>> START
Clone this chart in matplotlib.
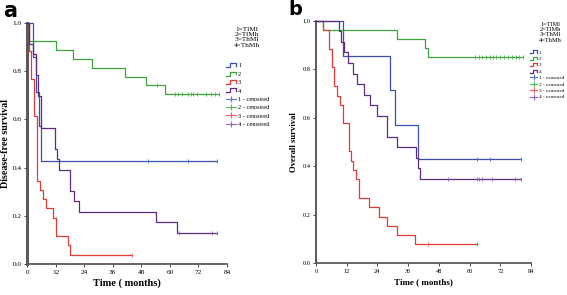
import matplotlib
matplotlib.use("Agg")
import matplotlib.pyplot as plt
import numpy as np
from matplotlib.legend_handler import HandlerBase
from matplotlib.lines import Line2D

# ---------------- data ----------------
group_labels = ["1", "2", "3", "4"]
group_title = "1=TlMl\n2=TlMh\n3=ThMl\n4=ThMh"
xticks = [0, 12, 24, 36, 48, 60, 72, 84]
yticks = [0.0, 0.2, 0.4, 0.6, 0.8, 1.0]

# panel a: disease-free survival (step times, survival after step)
a1_t = [0, 2.6, 3.7, 5.0, 5.8, 80]
a1_s = [1, 0.857, 0.714, 0.571, 0.429, 0.429]
a1_c = [51, 67.8, 80]

a2_t = [0, 1.0, 12, 19.2, 27.2, 41.2, 49.9, 58, 80.5]
a2_s = [1, 0.926, 0.889, 0.852, 0.815, 0.778, 0.741, 0.704, 0.704]
a2_c = [54.8, 62.2, 63.6, 65, 67.5, 68.8, 69.9, 71.3, 75.2, 77.2, 79, 80.5]

a3_t = [0, 1.0, 1.6, 3.1, 4.1, 4.4, 5.6, 6.8, 7.9, 11.0, 12.3, 17.1, 18.0, 44.2]
a3_s = [1, 0.885, 0.769, 0.615, 0.423, 0.346, 0.308, 0.269, 0.231, 0.192, 0.115, 0.077, 0.038, 0.038]
a3_c = [44.2]

a4_t = [0, 1.0, 2.6, 3.8, 4.8, 5.7, 11.8, 12.5, 13.6, 18.0, 19.7, 21.8, 54.2, 62.9, 80]
a4_s = [1, 0.913, 0.870, 0.783, 0.696, 0.565, 0.478, 0.435, 0.391, 0.304, 0.261, 0.217, 0.174, 0.130, 0.130]
a4_c = [63.9, 77.9, 80]

# panel b: overall survival
b1_t = [0, 10.5, 28.9, 30.8, 39.8, 80]
b1_s = [1, 0.857, 0.714, 0.571, 0.429, 0.429]
b1_c = [63, 68, 80]

b2_t = [0, 2.9, 31.8, 42.6, 43.9, 80.7]
b2_s = [1, 0.963, 0.926, 0.889, 0.852, 0.852]
b2_c = [62, 63.5, 65, 66.5, 68, 69.2, 70.5, 72, 73.5, 75, 76.5, 78, 79.5, 80.7]

b3_t = [0, 2.8, 5.2, 6.3, 7.2, 8.2, 9.2, 10.5, 12.7, 13.7, 14.6, 15.6, 16.8, 20.8, 24.7, 27.9, 31.8, 38.7, 63]
b3_s = [1, 0.962, 0.885, 0.808, 0.731, 0.692, 0.654, 0.577, 0.462, 0.423, 0.385, 0.346, 0.269,
        0.231, 0.192, 0.154, 0.115, 0.077, 0.077]
b3_c = [43.9, 63]

b4_t = [0, 8.9, 9.8, 11.1, 12.6, 14.6, 15.9, 18.75, 21.1, 23.7, 27.9, 31.8, 39.1, 40.0, 40.6, 80]
b4_s = [1, 0.957, 0.913, 0.870, 0.826, 0.783, 0.739, 0.696, 0.652, 0.609, 0.522, 0.478,
        0.435, 0.391, 0.348, 0.348]
b4_c = [51.7, 62.8, 63.7, 64.7, 68.9, 77.7, 80]

line_colors = ["#3b4fae", "#3aa63a", "#e23a34", "#5e2a86"]
cens_colors = ["#5a78d0", "#58bb58", "#ee5f5f", "#9568b8"]

# ---------------- figure ----------------
W, H = 567, 295
fig = plt.figure(figsize=(W / 100, H / 100), dpi=100)
serif = "Liberation Serif"


def px_axes(l, r, t, b):
    return fig.add_axes([l / W, 1 - b / H, (r - l) / W, (b - t) / H])


class StepHandler(HandlerBase):
    def __init__(self, color):
        super().__init__()
        self.color = color

    def create_artists(self, legend, orig_handle, xdescent, ydescent, width, height, fontsize, trans):
        x0, y0 = -xdescent, -ydescent
        xs = [x0, x0 + 0.35 * width, x0 + 0.35 * width, x0 + width, x0 + width]
        ys = [y0 + 0.05 * height, y0 + 0.05 * height, y0 + 0.9 * height, y0 + 0.9 * height, y0 + 0.3 * height]
        ln = Line2D(xs, ys, color=self.color, lw=0.9, transform=trans)
        return [ln]


def draw_panel(ax, series, lw_left, tick_fs, legend_fs, legend_anchor, title_xy, title_fs, spacing, hlen):
    for (t, s, c), lc, cc in zip(series, line_colors, cens_colors):
        ax.step(t, s, where="post", color=lc, lw=0.9, clip_on=False, zorder=3)
        cy = [s[np.searchsorted(t, ci, side="right") - 1] for ci in c]
        ax.plot(c, cy, ls="none", marker="|", markersize=3.2, mew=0.7, color=cc, clip_on=False, zorder=4)
    ax.set_xlim(0, 84)
    ax.set_ylim(0, 1.0)
    ax.set_xticks(xticks)
    ax.set_yticks(yticks)
    ax.set_yticklabels([f"{v:.1f}" for v in yticks])
    for sp in ["top", "right"]:
        ax.spines[sp].set_visible(False)
    ax.spines["left"].set_color("#5a5a5a")
    ax.spines["left"].set_linewidth(lw_left)
    ax.spines["bottom"].set_color("#5a5a5a")
    ax.spines["bottom"].set_linewidth(1.3)
    ax.tick_params(axis="both", direction="out", length=2.5, width=0.7, color="#444444",
                   labelsize=tick_fs, pad=1.5)
    for lab in ax.get_xticklabels() + ax.get_yticklabels():
        lab.set_fontfamily(serif)

    handles, labels, hmap = [], [], {}
    for i, g in enumerate(group_labels):
        h = Line2D([], [], color=line_colors[i])
        handles.append(h)
        labels.append(g)
        hmap[h] = StepHandler(line_colors[i])
    for i, g in enumerate(group_labels):
        h = Line2D([], [], color=cens_colors[i], marker="+", markersize=4, mew=0.8, lw=0.8)
        handles.append(h)
        labels.append(f"{g} - censored")
    leg = ax.legend(handles, labels, handler_map=hmap, loc="upper left",
                    bbox_to_anchor=(legend_anchor[0] / W, 1 - legend_anchor[1] / H),
                    bbox_transform=fig.transFigure, frameon=False,
                    prop={"family": serif, "size": legend_fs},
                    handlelength=hlen, handletextpad=0.3, labelspacing=spacing,
                    borderaxespad=0, borderpad=0)
    leg.set_clip_on(False)
    fig.text(title_xy[0] / W, 1 - title_xy[1] / H, group_title, ha="center", va="top",
             family=serif, fontsize=title_fs, linespacing=1.05)


# panel a
axa = px_axes(27, 227, 23, 264)
draw_panel(axa, [(a1_t, a1_s, a1_c), (a2_t, a2_s, a2_c), (a3_t, a3_s, a3_c), (a4_t, a4_s, a4_c)],
           lw_left=2.2, tick_fs=5.2, legend_fs=4.6, legend_anchor=(226, 63),
           title_xy=(247, 27), title_fs=5.2, spacing=0.45, hlen=1.6)
axa.set_ylabel("Disease-free survival", family=serif, fontweight="bold", fontsize=7.2, labelpad=2)
axa.set_xlabel("Time ( months)", family=serif, fontweight="bold", fontsize=7.5, labelpad=3)
fig.text(3 / W, 1 - 1 / H, "a", ha="left", va="top", fontsize=15, fontweight="bold", family="DejaVu Sans")

# panel b
axb = px_axes(316, 531, 21, 263)
draw_panel(axb, [(b1_t, b1_s, b1_c), (b2_t, b2_s, b2_c), (b3_t, b3_s, b3_c), (b4_t, b4_s, b4_c)],
           lw_left=1.4, tick_fs=4.6, legend_fs=3.7, legend_anchor=(530, 50),
           title_xy=(550, 22), title_fs=4.6, spacing=0.35, hlen=1.4)
axb.set_ylabel("Overall survival", family=serif, fontweight="bold", fontsize=6.2, labelpad=3)
axb.set_xlabel("Time ( months)", family=serif, fontweight="bold", fontsize=6.5, labelpad=3)
fig.text(288 / W, 1 - 0 / H, "b", ha="left", va="top", fontsize=14, fontweight="bold", family="DejaVu Sans")

fig.savefig("out.png", dpi=100)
>> END
§ **Given request**:
Output exactly the span of lines from the top of the listing through the line holding "yticks = [0.0, 0.2, 0.4, 0.6, 0.8, 1.0]", and leave every picture out.

§ **Full response**:
Clone this chart in matplotlib.
import matplotlib
matplotlib.use("Agg")
import matplotlib.pyplot as plt
import numpy as np
from matplotlib.legend_handler import HandlerBase
from matplotlib.lines import Line2D

# ---------------- data ----------------
group_labels = ["1", "2", "3", "4"]
group_title = "1=TlMl\n2=TlMh\n3=ThMl\n4=ThMh"
xticks = [0, 12, 24, 36, 48, 60, 72, 84]
yticks = [0.0, 0.2, 0.4, 0.6, 0.8, 1.0]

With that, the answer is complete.